Cevap: Namaz da oruç da Allah’ın emridir, bir Müslüman her ikisinden de sorumludur. İnkâr etmediği ve alaya almadığı müddetçe bunlardan birini yerine getirmemesi diğerini terk etmesini gerektirmez. Allah Teâlâ terk ettiği ibadetinin cezasını, yerine getirdiğinin ise mükâfatını verir. Yani namaz kılmayan kişi büyük bir günah işlemektedir. Fakat bu, onun ramazan orucu tutmasına engel değildir. Orucunu tutmakla mükelleftir.
Dünyada iken işlediği amelleri boşa gidecek olanlar kâfirlerdir, Müslümanlar değil. Konuyla ilgili ayetler şöyledir: “De ki: İşleri yönünden ahirette en büyük kayba uğrayanların kimler olduklarını bildireyim mi?

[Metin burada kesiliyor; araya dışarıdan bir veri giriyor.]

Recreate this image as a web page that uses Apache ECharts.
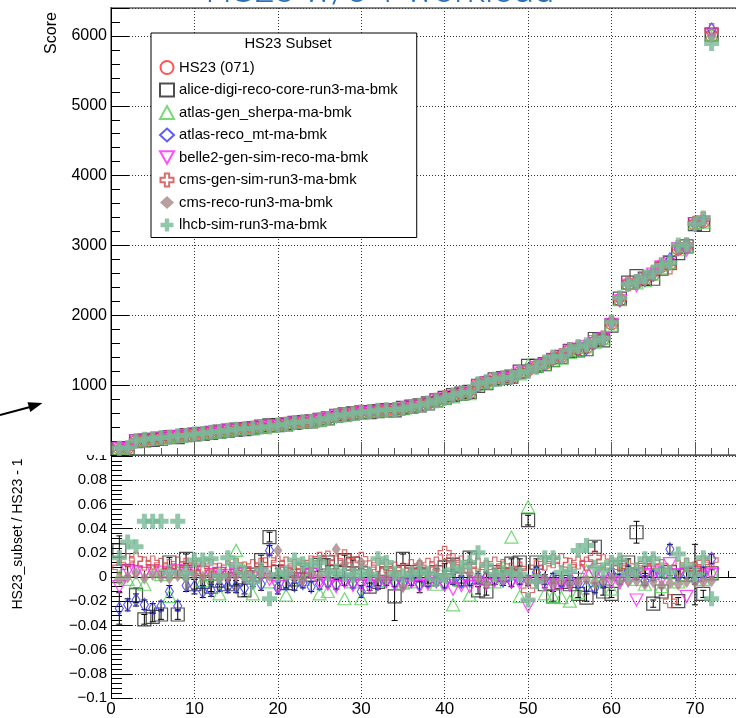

Onlar o kimselerdir ki dünya hayatında yaptıkları işlerin karşılıkları hep boşa gidecektir. Hâlbuki kendilerinin güzel güzel işler yaptıklarını sanırlar. İşte onlar Rablerinin ayetlerini ve O’na kavuşmayı inkâr etmiş, bu yüzden de yaptıkları iyi işler boşa gitmiştir. Tartılacak şeyleri kalmadığından kıyamet günü onlar için artık tartı âleti koymayacağız. İşte kâfir olmaları, ayetlerimle ve elçilerimle alay etmeleri sebebiyle, şu cehennem onların cezası olarak hazırlanmıştır.” (Kehf, 18/103-106)

Soru: Kusmak orucu bozar mı?

Cevap: Kusmak orucu bozmaz. Orucu bozan şeyler; yeme, içme, cinsel ilişkidir. Abdullah İbn Abbas ve İkrime, “Oruç, vücuttan içeri girecek şeylere karşı kendini tutmaktır, dışarı çıkacak şeylere değil” diyerek kusmanın orucu bozmayacağını söylemişlerdir.”(Buhârî, Savm, 32)
Oruçla ilgili ayetlere bakıldığında da ağız dolusu dahi olsa kusmanın orucu bozmayacağı anlaşılmaktadır. Dolayısıyla böyle bir durumla karşılaşan kişilerin oruçlarına devam etmeleri gerekir. Ama hastalanmışlarsa oruçlarını bozabilirler. Bu durumda bozdukları orucun yerine ramazandan sonra 1 gün kaza orucu tutmaları gerekecektir.